Nessie's defenders usually endeavour to answer both points above, the point regarding population and that regarding food supply, by suggesting that Nessie is a single individual which usually inhabits the open sea along with many others with which she breeds, and only comes into the loch occasionally, after the salmon. This is ingenious but I'm afraid there are problems. For example, to enter the loch the creature would have to pass through the town of Inverness (and actually sit there in a line of boats waiting her turn to go through the canal locks) and it is straining things somewhat to imagine that nobody would notice her! Imagine yourself standing there, beside the long canal lock, looking first at one ship, then the one behind it, then the one behind that….. ship, ship, ship, Loch Ness Monster, ship, ship…. as they all waited in line to go through the lock. Perhaps we can also imagine Nessie sitting there very still and looking straight ahead, hoping that we haven’t noticed. And the same applies at the other end of the loch, 20 miles away in the canal locks at Fort Augustus.

Alternatively it has been suggested that the creature may access the loch not via the canal, but instead via submarine passages and tunnels which may connect Loch Ness with the Sea. But again, unfortunately, many thorough examinations by sonar have shown that there aren't any, and personally I wondered why they even bothered to look, because if there were then the level of the loch would equalise itself with the level of the sea as the water ran through the tunnel and out into the sea, whereas in reality the surface of the loch is 52 feet above sea level.
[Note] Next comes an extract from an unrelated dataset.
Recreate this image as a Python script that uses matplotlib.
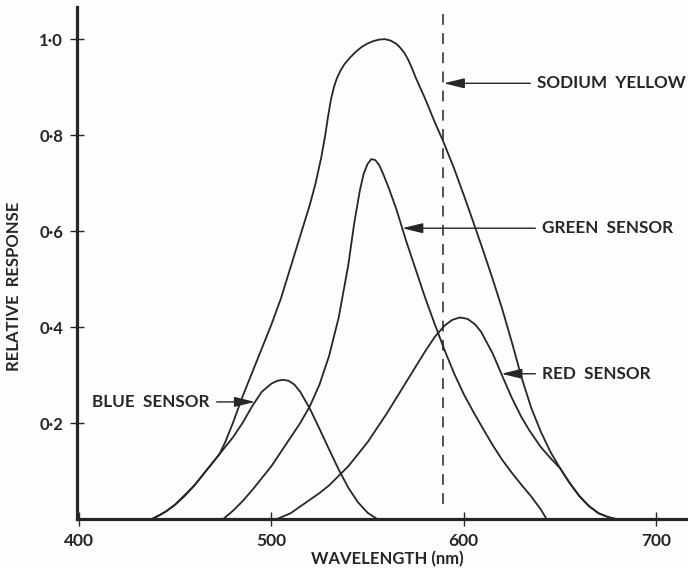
import numpy as np
import matplotlib
matplotlib.use("Agg")
import matplotlib.pyplot as plt

# Spectral response of the eye's sensors (relative units)
total_nm = [438, 442, 446, 450, 455, 460, 465, 470, 473, 476, 480, 485, 490, 495,
            500, 505, 510, 515, 520, 523, 526, 528, 529.5, 531, 532.5, 534, 536, 538,
            541, 544, 547, 550, 553, 556, 559, 562, 565, 567, 569, 571, 573, 575,
            580, 585, 589, 595, 600, 605, 610, 615, 620, 625, 630, 635, 640, 645,
            650, 655, 660, 665, 670, 675, 679]
total_val = [0.0, 0.008, 0.018, 0.03, 0.048, 0.07, 0.095, 0.12, 0.135, 0.16, 0.2, 0.255, 0.305, 0.355,
             0.405, 0.46, 0.525, 0.59, 0.655, 0.7, 0.755, 0.8, 0.84, 0.875, 0.9, 0.918, 0.935, 0.948,
             0.962, 0.974, 0.984, 0.991, 0.996, 0.999, 1.0, 0.997, 0.99, 0.982, 0.972, 0.958, 0.94, 0.92,
             0.875, 0.826, 0.79, 0.73, 0.675, 0.618, 0.56, 0.5, 0.437, 0.368, 0.295, 0.232, 0.182, 0.14,
             0.106, 0.075, 0.048, 0.027, 0.012, 0.004, 0.0]

blue_nm = [438, 445, 450, 455, 460, 465, 470, 475, 480, 485, 490, 495, 500, 503,
           506, 509, 512, 515, 520, 525, 530, 535, 540, 545, 550, 555]
blue_val = [0.0, 0.015, 0.03, 0.05, 0.07, 0.095, 0.12, 0.145, 0.17, 0.2, 0.235, 0.265, 0.282, 0.288,
            0.29, 0.288, 0.28, 0.265, 0.23, 0.188, 0.145, 0.103, 0.065, 0.035, 0.013, 0.0]

green_nm = [475, 480, 485, 490, 495, 500, 505, 510, 515, 520, 525, 530, 535, 540,
            543, 546, 548, 550, 552, 554, 556, 558, 561, 565, 570, 575, 580, 585,
            590, 595, 600, 605, 610, 615, 620, 625, 630, 635, 640, 643]
green_val = [0.0, 0.017, 0.037, 0.06, 0.085, 0.11, 0.14, 0.17, 0.2, 0.235, 0.28, 0.34, 0.42, 0.53,
             0.615, 0.685, 0.72, 0.74, 0.75, 0.748, 0.738, 0.72, 0.69, 0.645, 0.58, 0.52, 0.46, 0.405,
             0.352, 0.303, 0.26, 0.223, 0.188, 0.154, 0.123, 0.096, 0.071, 0.047, 0.02, 0.0]

red_nm = [503, 510, 520, 525, 530, 540, 550, 560, 570, 580, 585, 590, 594, 598,
          602, 606, 609, 615, 620, 625, 630, 634, 640, 645, 650, 655, 660, 665,
          670, 675, 679]
red_val = [0.0, 0.012, 0.04, 0.054, 0.07, 0.11, 0.16, 0.22, 0.285, 0.35, 0.38, 0.403, 0.415, 0.42,
           0.417, 0.405, 0.39, 0.345, 0.298, 0.252, 0.212, 0.185, 0.15, 0.127, 0.106, 0.075, 0.048, 0.027,
           0.012, 0.004, 0.0]

sodium_nm = 589

x_ticks = [400, 500, 600, 700]
y_ticks = [0.2, 0.4, 0.6, 0.8, 1.0]
y_tick_labels = ["0\u00b72", "0\u00b74", "0\u00b76", "0\u00b78", "1\u00b70"]

ink = "#242824"
paper = "#fdfdfb"

plt.rcParams["font.family"] = ["Lato", "DejaVu Sans"]
plt.rcParams["font.weight"] = "bold"
plt.rcParams["axes.labelweight"] = "bold"

fig = plt.figure(figsize=(6.88, 5.68), dpi=100, facecolor=paper)
ax = fig.add_axes([77 / 688, 49 / 568, 611 / 688, 512 / 568], facecolor=paper)

for nm, val in [(total_nm, total_val), (blue_nm, blue_val),
                (green_nm, green_val), (red_nm, red_val)]:
    ax.plot(nm, val, color=ink, lw=1.3, solid_joinstyle="round", zorder=3)

ax.axvline(sodium_nm, ymin=0.03, ymax=0.995, color="#33372f", lw=1.2,
           dashes=(6.5, 5), zorder=2)

ax.set_xlim(399, 716.5)
ax.set_ylim(0, 1.067)

for side in ("top", "right"):
    ax.spines[side].set_visible(False)
for side in ("left", "bottom"):
    ax.spines[side].set_linewidth(2.3)
    ax.spines[side].set_color(ink)

ax.set_xticks(x_ticks)
ax.set_xticklabels([str(t) for t in x_ticks])
ax.set_yticks(y_ticks)
ax.set_yticklabels(y_tick_labels)
ax.tick_params(axis="both", direction="inout", color=ink, width=1.0,
               labelcolor=ink)
ax.tick_params(axis="x", length=10, pad=5, labelsize=12.5)
ax.tick_params(axis="y", length=10, pad=5, labelsize=12)

ax.set_xlabel("WAVELENGTH (nm)", fontsize=12, color=ink)
ax.xaxis.set_label_coords(0.508, -0.062)
ax.set_ylabel("RELATIVE  RESPONSE", fontsize=12, color=ink)
ax.yaxis.set_label_coords(-0.09, 0.455)

arrow = dict(arrowstyle="-|>,head_length=0.9,head_width=0.22", color=ink,
             lw=1.0, shrinkA=3, shrinkB=0, mutation_scale=14)
label_kw = dict(fontsize=12.3, color=ink, va="center")

ax.annotate("SODIUM  YELLOW", xy=(sodium_nm + 0.6, 0.908), xytext=(638.2, 0.908),
            ha="left", arrowprops=arrow, **label_kw)

g_x = 568
ax.annotate("GREEN  SENSOR", xy=(g_x, np.interp(g_x, green_nm, green_val)),
            xytext=(640.8, np.interp(g_x, green_nm, green_val)),
            ha="left", arrowprops=arrow, **label_kw)

r_x = 619.5
ax.annotate("RED  SENSOR", xy=(r_x, np.interp(r_x, red_nm, red_val)),
            xytext=(640.8, np.interp(r_x, red_nm, red_val)),
            ha="left", arrowprops=arrow, **label_kw)

b_x = 491.5
ax.annotate("BLUE  SENSOR", xy=(b_x, np.interp(b_x, blue_nm, blue_val)),
            xytext=(468, np.interp(b_x, blue_nm, blue_val)),
            ha="right", arrowprops=arrow, **label_kw)

fig.savefig("out.png", dpi=100, facecolor=paper)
So if there are large creatures in there, then they are trapped in there, with only a fraction of the food they will need to subsist.

This looks bad. But it gets even worse.

Almost 50 times during the past 2 and a half million years, the British islands have been subjected to major episodes of glaciation (ice ages), during which the entire volume of Loch Ness, 20 miles long, by  a mile wide, by 1,000 feet deep in the middle, has frozen into a single solid block of ice, in which state it has then remained for periods of up to 90,000 years at a time.

And so, in the final analysis, unless we have a hibernating, freeze-thawing, anorexic ice-dragon -- and there are actually Nordic legends of such varmints-- then the prospects look bleak indeed for the existence of Nessie.

So how then do we explain the very great number of sightings of a "large, reptilian -looking creature"? We have already seen that the only real explanation will have to be a creature which looks reptilian, which eats fish, and which could slip in and out of the loch undetected. We know that by and large these people have definitely seen something, for there exist sonar records of the odd large creature in the loch, chasing after the salmon.

And there is precisely such a creature which has known us (and us it) for a very long time, and which inhabits the cold waters of the North Sea. It is a fish called the Sturgeon.

These critters are very large by piscean standards; they can reach 9 meters in length, are very dark in colour, and despite being fish they have a very reptilian texture to their scaly hides. They usually inhabit the sea but will come far up rivers and into freshwater lochs in search of salmon. And of course, such a varmint could easily swim around under a boat inside a lock chamber, and so pass through Inverness and into Loch Ness, and back again, quite unnoticed.

It would be lovely, in this harsh world, to be able to allow ourselves, just sometimes, to really believe in such things as Nessie.

It does seem a pity therefore that such a wonderful legend, and creature, cannot realistically have any basis in true fact. And such I guess is the legacy which we all must share, in a world where our heads always seem to prevail, in the end, over the romantic requirements of our hearts.

--- Michael Alan Marshall

NOTE: In the 1970s the famous naturalist Sir Peter Scott produced a photograph allegedly from Loch Ness showing the famous "pelagic fin" of what seemed to be a plesiosaur. Jubilation erupted and the animal was duly given the name Nessiteras Rhombopteryx, which is often quoted and boasted about by monster fans. Unfortunately however this is a perfect anagram for monster hoax by sir peter s.